**What is expected**
Restate the data below word for word. Skip any images it contains.

**Supplied data**
-- -- --
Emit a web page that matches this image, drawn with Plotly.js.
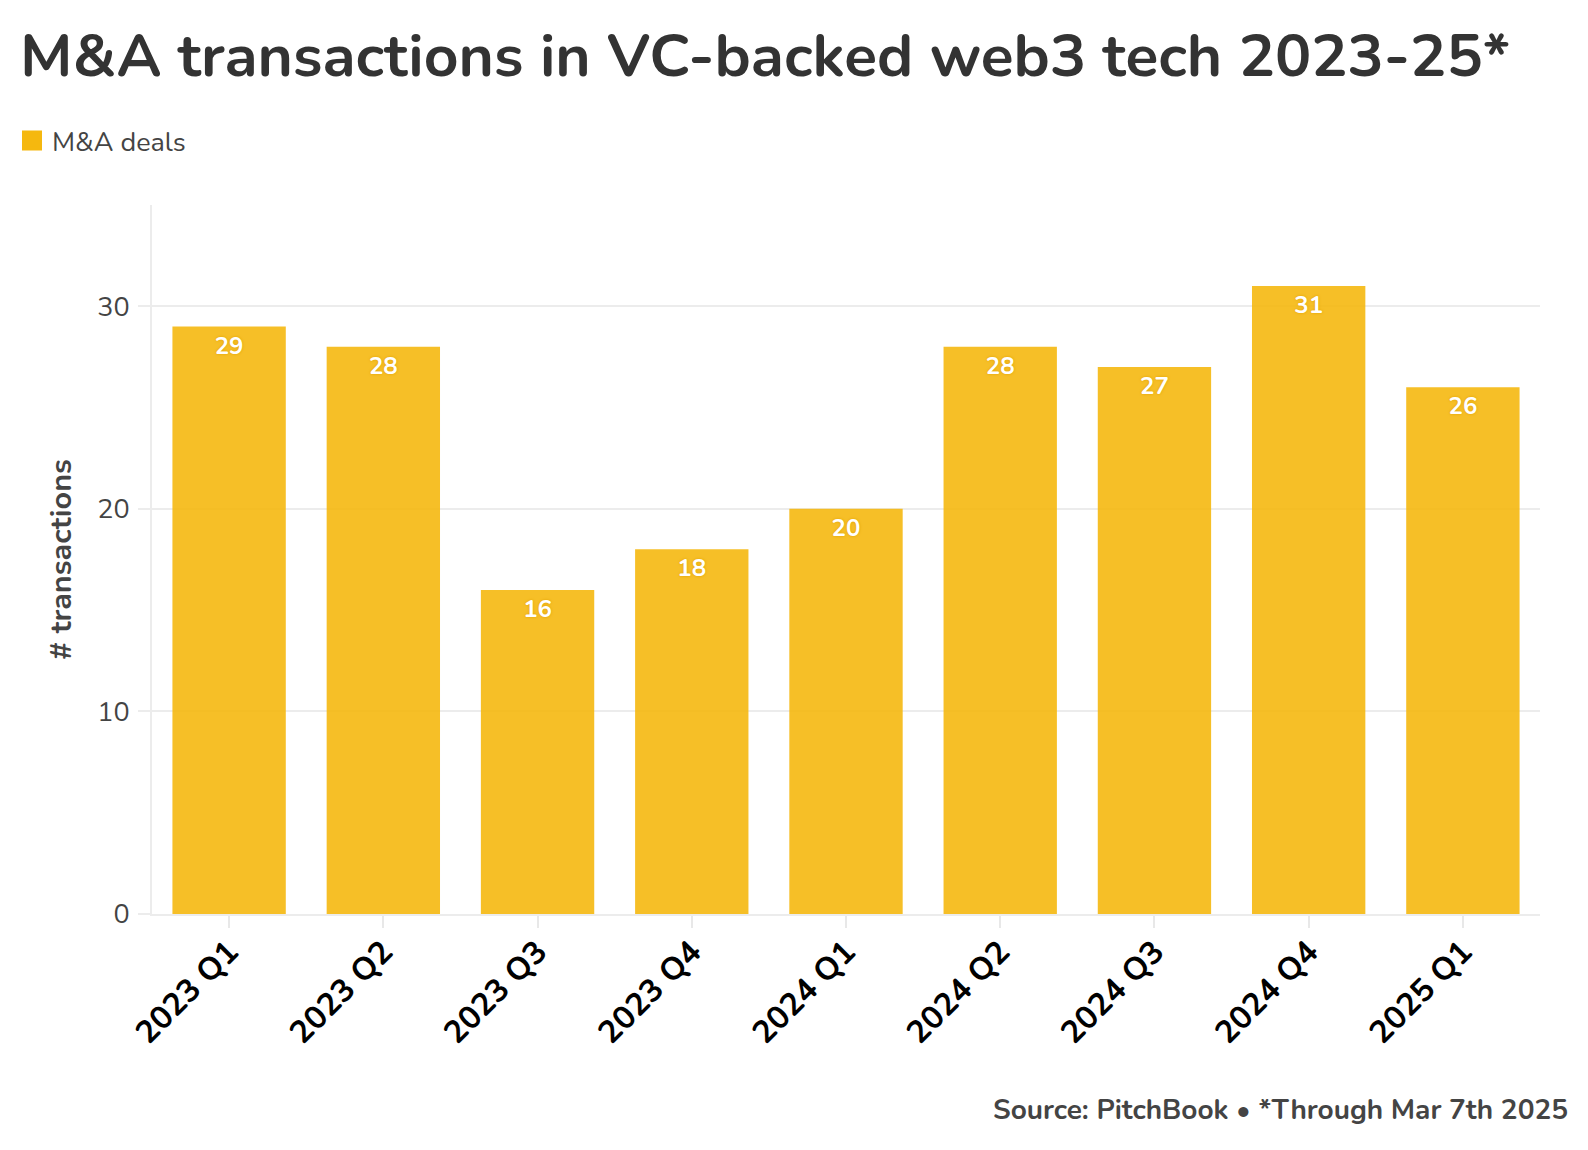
<!DOCTYPE html>
<html>
<head>
<meta charset="utf-8">
<script src="https://cdn.plot.ly/plotly-3.0.1.min.js"></script>
<style>html,body{margin:0;padding:0;background:#fff;overflow:hidden;}#chart{width:1588px;height:1150px;}</style>
</head>
<body>
<div id="chart"></div>
<script>
const categories = ["2023 Q1","2023 Q2","2023 Q3","2023 Q4","2024 Q1","2024 Q2","2024 Q3","2024 Q4","2025 Q1"];
const dealCounts = [29, 28, 16, 18, 20, 28, 27, 31, 26];
const seriesName = "M&A deals";
const yTicks = [0, 10, 20, 30];

const FONT = "Nunito, Lato, 'Noto Sans', sans-serif";
const BAR = "#F5B80F";

const W = 1588, H = 1150;
const M = {l: 152, r: 48, t: 205, b: 236};
const pw = W - M.l - M.r, ph = H - M.t - M.b;
const px = v => (v - M.l) / pw;
const py = v => (H - M.b - v) / ph;

const barTrace = {
  type: "bar",
  x: categories,
  y: dealCounts,
  name: seriesName,
  text: dealCounts.map(String),
  textposition: "inside",
  insidetextanchor: "end",
  textangle: 0,
  textfont: {family: FONT, size: 24, color: "#ffffff", weight: 700, shadow: "0px 0px 3px #E0A000"},
  marker: {color: BAR, opacity: 0.9},
  showlegend: false,
  hoverinfo: "x+y"
};

const legendTrace = {
  type: "scatter",
  mode: "markers",
  x: [null], y: [null],
  name: seriesName,
  marker: {symbol: "square", size: 16, color: BAR, line: {color: BAR, width: 4}},
  showlegend: true,
  hoverinfo: "skip"
};

const layout = {
  width: W, height: H,
  margin: M,
  paper_bgcolor: "#ffffff",
  plot_bgcolor: "#ffffff",
  font: {family: FONT, color: "#444"},
  bargap: 0.265,
  title: {
    text: "M&A transactions in VC-backed web3 tech 2023-25*",
    font: {family: FONT, size: 60.5, color: "#333", weight: 700},
    xref: "container", x: 20/W, xanchor: "left",
    yref: "container", y: 1 - 55/H, yanchor: "middle"
  },
  legend: {
    orientation: "h",
    xref: "container", x: 12/W, xanchor: "left",
    yref: "container", y: 1 - 141/H, yanchor: "middle",
    font: {family: FONT, size: 27, color: "#444"},
    itemwidth: 30
  },
  xaxis: {
    type: "category",
    tickangle: -45,
    tickfont: {family: FONT, size: 32, color: "#000", weight: 700},
    ticks: "outside", ticklen: 12, tickwidth: 2, tickcolor: "#e8e8e8",
    ticklabelstandoff: -8,
    showline: true, linecolor: "#ececec", linewidth: 2,
    showgrid: false, zeroline: false
  },
  yaxis: {
    range: [0, 35],
    tickvals: yTicks,
    tickfont: {family: FONT, size: 27, color: "#444"},
    ticks: "outside", ticklen: 12, tickwidth: 2, tickcolor: "#ececec",
    ticklabelstandoff: 3,
    showline: true, linecolor: "#ececec", linewidth: 2,
    showgrid: true, gridcolor: "#ececec", gridwidth: 2,
    zeroline: false,
    title: {text: "# transactions", font: {family: FONT, size: 30.5, color: "#444", weight: 700}, standoff: 17}
  },
  annotations: [{
    text: "Source: PitchBook • *Through Mar 7th 2025",
    xref: "paper", yref: "paper",
    x: px(1570), y: py(1110), xanchor: "right", yanchor: "middle",
    showarrow: false,
    font: {family: FONT, size: 28, color: "#444", weight: 700}
  }]
};

Plotly.newPlot("chart", [barTrace, legendTrace], layout, {displayModeBar: false, responsive: false});
</script>
</body>
</html>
-- -- --
**Final result**
Emit a web page that matches this image, drawn with Plotly.js.
<!DOCTYPE html>
<html>
<head>
<meta charset="utf-8">
<script src="https://cdn.plot.ly/plotly-3.0.1.min.js"></script>
<style>html,body{margin:0;padding:0;background:#fff;overflow:hidden;}#chart{width:1588px;height:1150px;}</style>
</head>
<body>
<div id="chart"></div>
<script>
const categories = ["2023 Q1","2023 Q2","2023 Q3","2023 Q4","2024 Q1","2024 Q2","2024 Q3","2024 Q4","2025 Q1"];
const dealCounts = [29, 28, 16, 18, 20, 28, 27, 31, 26];
const seriesName = "M&A deals";
const yTicks = [0, 10, 20, 30];

const FONT = "Nunito, Lato, 'Noto Sans', sans-serif";
const BAR = "#F5B80F";

const W = 1588, H = 1150;
const M = {l: 152, r: 48, t: 205, b: 236};
const pw = W - M.l - M.r, ph = H - M.t - M.b;
const px = v => (v - M.l) / pw;
const py = v => (H - M.b - v) / ph;

const barTrace = {
  type: "bar",
  x: categories,
  y: dealCounts,
  name: seriesName,
  text: dealCounts.map(String),
  textposition: "inside",
  insidetextanchor: "end",
  textangle: 0,
  textfont: {family: FONT, size: 24, color: "#ffffff", weight: 700, shadow: "0px 0px 3px #E0A000"},
  marker: {color: BAR, opacity: 0.9},
  showlegend: false,
  hoverinfo: "x+y"
};

const legendTrace = {
  type: "scatter",
  mode: "markers",
  x: [null], y: [null],
  name: seriesName,
  marker: {symbol: "square", size: 16, color: BAR, line: {color: BAR, width: 4}},
  showlegend: true,
  hoverinfo: "skip"
};

const layout = {
  width: W, height: H,
  margin: M,
  paper_bgcolor: "#ffffff",
  plot_bgcolor: "#ffffff",
  font: {family: FONT, color: "#444"},
  bargap: 0.265,
  title: {
    text: "M&A transactions in VC-backed web3 tech 2023-25*",
    font: {family: FONT, size: 60.5, color: "#333", weight: 700},
    xref: "container", x: 20/W, xanchor: "left",
    yref: "container", y: 1 - 55/H, yanchor: "middle"
  },
  legend: {
    orientation: "h",
    xref: "container", x: 12/W, xanchor: "left",
    yref: "container", y: 1 - 141/H, yanchor: "middle",
    font: {family: FONT, size: 27, color: "#444"},
    itemwidth: 30
  },
  xaxis: {
    type: "category",
    tickangle: -45,
    tickfont: {family: FONT, size: 32, color: "#000", weight: 700},
    ticks: "outside", ticklen: 12, tickwidth: 2, tickcolor: "#e8e8e8",
    ticklabelstandoff: -8,
    showline: true, linecolor: "#ececec", linewidth: 2,
    showgrid: false, zeroline: false
  },
  yaxis: {
    range: [0, 35],
    tickvals: yTicks,
    tickfont: {family: FONT, size: 27, color: "#444"},
    ticks: "outside", ticklen: 12, tickwidth: 2, tickcolor: "#ececec",
    ticklabelstandoff: 3,
    showline: true, linecolor: "#ececec", linewidth: 2,
    showgrid: true, gridcolor: "#ececec", gridwidth: 2,
    zeroline: false,
    title: {text: "# transactions", font: {family: FONT, size: 30.5, color: "#444", weight: 700}, standoff: 17}
  },
  annotations: [{
    text: "Source: PitchBook • *Through Mar 7th 2025",
    xref: "paper", yref: "paper",
    x: px(1570), y: py(1110), xanchor: "right", yanchor: "middle",
    showarrow: false,
    font: {family: FONT, size: 28, color: "#444", weight: 700}
  }]
};

Plotly.newPlot("chart", [barTrace, legendTrace], layout, {displayModeBar: false, responsive: false});
</script>
</body>
</html>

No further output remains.